Parents can also do a lot to emphasise to children that a healthy mind and body are just as important as each other. They should also encourage them by pointing out the benefits of sport, such as exercise and (if they like team sports) team building.

One of the most useful ways of getting a child interested in sport is to take the youngster to the nearest sports facility in the area. For example, if there is a local sports centre, take them along. Likewise, if there are any gyms, swimming pools or recreation areas, these are good introductions to sport. Of course, the best place is the local playing field, where kids can practice any sport they wish with a lot more scope to move around than the average back garden.

HERO WORSHIP
So what can sports shops do to attract young customers? There are many sports shops available that cater for youngsters, and also more general toy shops that feature a special sports department, such as Toys R Us. Many of the sports shops sell associated clothes for children, such as JD Sports or Route One. One thing that most children have in common is hero worship. Even today, young football fans want to grow up to be like Wayne Rooney or David Beckham, or young girls want to be as successful as the two Olympic Rebeccas - Adlington or Romero.

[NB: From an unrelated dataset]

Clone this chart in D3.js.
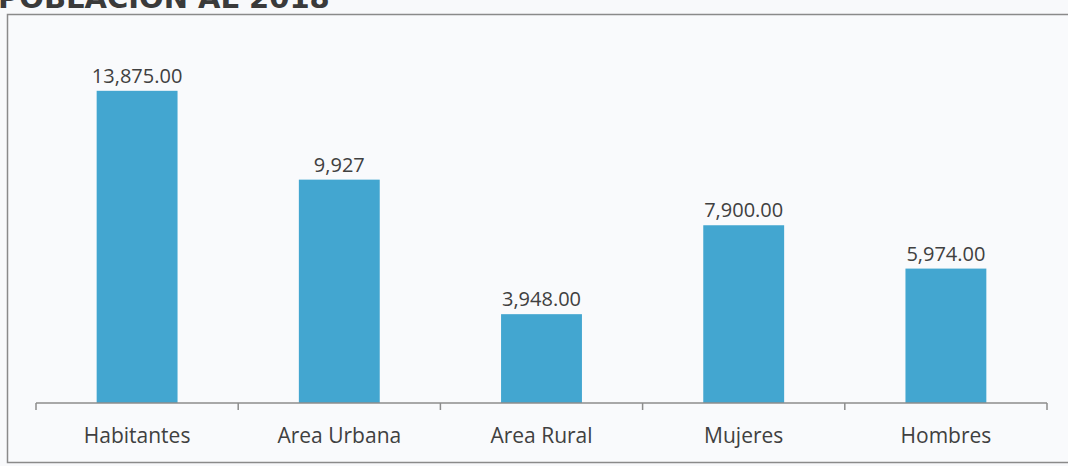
<!DOCTYPE html>
<html>
<head>
<meta charset="utf-8">
<script src="https://cdn.jsdelivr.net/npm/d3@7"></script>
<style>
  body { margin: 0; background: #f8f9fb; overflow: hidden; }
  svg { display: block; }
</style>
</head>
<body>
<div id="chart"></div>
<script>
const categories = ["Habitantes", "Area Urbana", "Area Rural", "Mujeres", "Hombres"];
const values = [13875, 9927, 3948, 7900, 5974];
const valueLabels = ["13,875.00", "9,927", "3,948.00", "7,900.00", "5,974.00"];
const yMax = 16000;

const W = 1068, H = 466;
const svg = d3.select("#chart").append("svg")
    .attr("width", W)
    .attr("height", H);

// frame
svg.append("rect")
    .attr("x", 7.5).attr("y", 14.5)
    .attr("width", 1080).attr("height", 448)
    .attr("fill", "#f9fafc")
    .attr("stroke", "#8a8a8a")
    .attr("stroke-width", 1.5);

// title (cut at top as in the scan)
svg.append("text")
    .attr("x", -2).attr("y", 8)
    .style("font-family", "'DejaVu Sans', Verdana, sans-serif")
    .style("font-weight", "bold")
    .style("font-size", "29px")
    .attr("fill", "#3a3a3a")
    .text("POBLACIÓN AL 2018");

const x = d3.scaleBand()
    .domain(categories)
    .range([36, 1047])
    .paddingInner(0.6)
    .paddingOuter(0.3);

const y = d3.scaleLinear()
    .domain([0, yMax])
    .range([403, 43]);

// bars
svg.selectAll("rect.bar")
    .data(categories)
    .enter()
    .append("rect")
    .attr("class", "bar")
    .attr("x", d => x(d))
    .attr("y", (d, i) => y(values[i]))
    .attr("width", x.bandwidth())
    .attr("height", (d, i) => y(0) - y(values[i]))
    .attr("fill", "#43a6d0");

// value labels
svg.selectAll("text.val")
    .data(categories)
    .enter()
    .append("text")
    .attr("class", "val")
    .attr("x", d => x(d) + x.bandwidth() / 2)
    .attr("y", (d, i) => y(values[i]) - 8)
    .attr("text-anchor", "middle")
    .style("font-family", "'Open Sans', 'Noto Sans', sans-serif")
    .style("font-size", "20px")
    .attr("fill", "#404040")
    .text((d, i) => valueLabels[i]);

// x axis
const axis = d3.axisBottom(x).tickSize(0).tickPadding(25);
const gx = svg.append("g")
    .attr("transform", `translate(0, ${y(0)})`)
    .call(axis);
gx.select(".domain")
    .attr("d", "M36,0H1047")
    .attr("stroke", "#8c8c8c")
    .attr("stroke-width", 1.5);
gx.selectAll(".tick text")
    .style("font-family", "'Open Sans', 'Noto Sans', sans-serif")
    .style("font-size", "21px")
    .attr("fill", "#404040");

// boundary ticks between categories
const bounds = d3.range(categories.length + 1).map(i => 36 + i * (1011 / categories.length));
gx.selectAll("line.sep")
    .data(bounds)
    .enter()
    .append("line")
    .attr("class", "sep")
    .attr("x1", d => d).attr("x2", d => d)
    .attr("y1", 0).attr("y2", 7)
    .attr("stroke", "#8c8c8c")
    .attr("stroke-width", 1.5);
</script>
</body>
</html>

Despite an awful lot of adverse media attention, especially with football and rugby stars picking fights, getting drunk in public and behaving like juvenile layabouts, there are still other sports stars that do command more respect. So a good method for sports shops to promote apparel is to put up posters of sports stars in these clothes, so that youngsters can identify with them. A lot of sports stars have entered into lucrative deals with some of the big guns in the sports industry anyway, so by heavy promotion, more children may be inclined to spend their pocket money on these endorsed items.

On the subject of pocket money, it’s also worth promoting special offers on clothes and accessories for children. That way, children will feel that they are getting a good deal and do not have to shell out huge amounts of money beyond their means. Another method is to promote the goods through a special event or a fun day - although it is worth getting both the pitch and the target audience spot on. Slightly older children do not feel that they want to be talked down to or patronised, so the walking, talking man in a carrot outfit won’t cut the mustard.

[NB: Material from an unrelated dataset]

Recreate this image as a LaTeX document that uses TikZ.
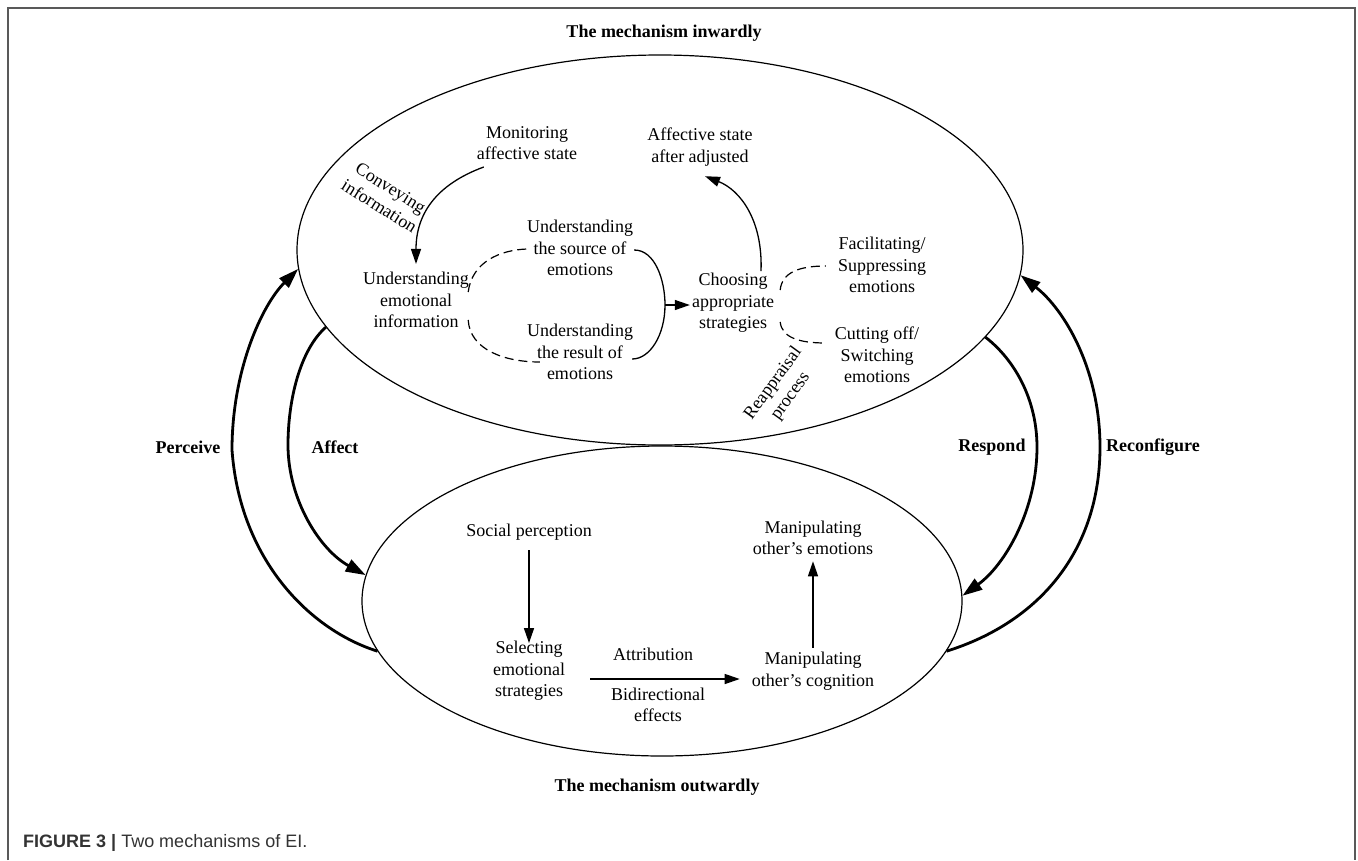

Special events that promote sports - say, specially organised football or cricket tournaments - will get the young ones interested. It’s also worth tailoring these events to topical sports news at the time. So when the World Cup’s on promote the latest footballs and football kits for kids in the shop windows. Likewise, during the Wimbledon season, promote the latest tennis racquets, balls and clothes.

One thing that sports shops do need to do is identify with youngsters’ main sporting interests, but also with what they would not be interested in. Sports such as football, rugby and tennis tend to have more of a universal appeal across all ages, as do non-competitive sports such as running and swimming. However, sports more traditionally linked with older ages, such as golf, may put the younger ones off, so it’s worth playing to the market and promoting the sports goods that children will be most interested in.

Whether or not children will be interested in sport is entirely a personal decision by each young individual. There will always be those who don’t have an interest in team games, but will have more of a hankering for individual sports activities. By greater education, from parents, teachers and also the media, children can make their own decisions and develop their own personal interest in sport - and that way, hopefully, the sports shops will be welcoming in their customers of tomorrow.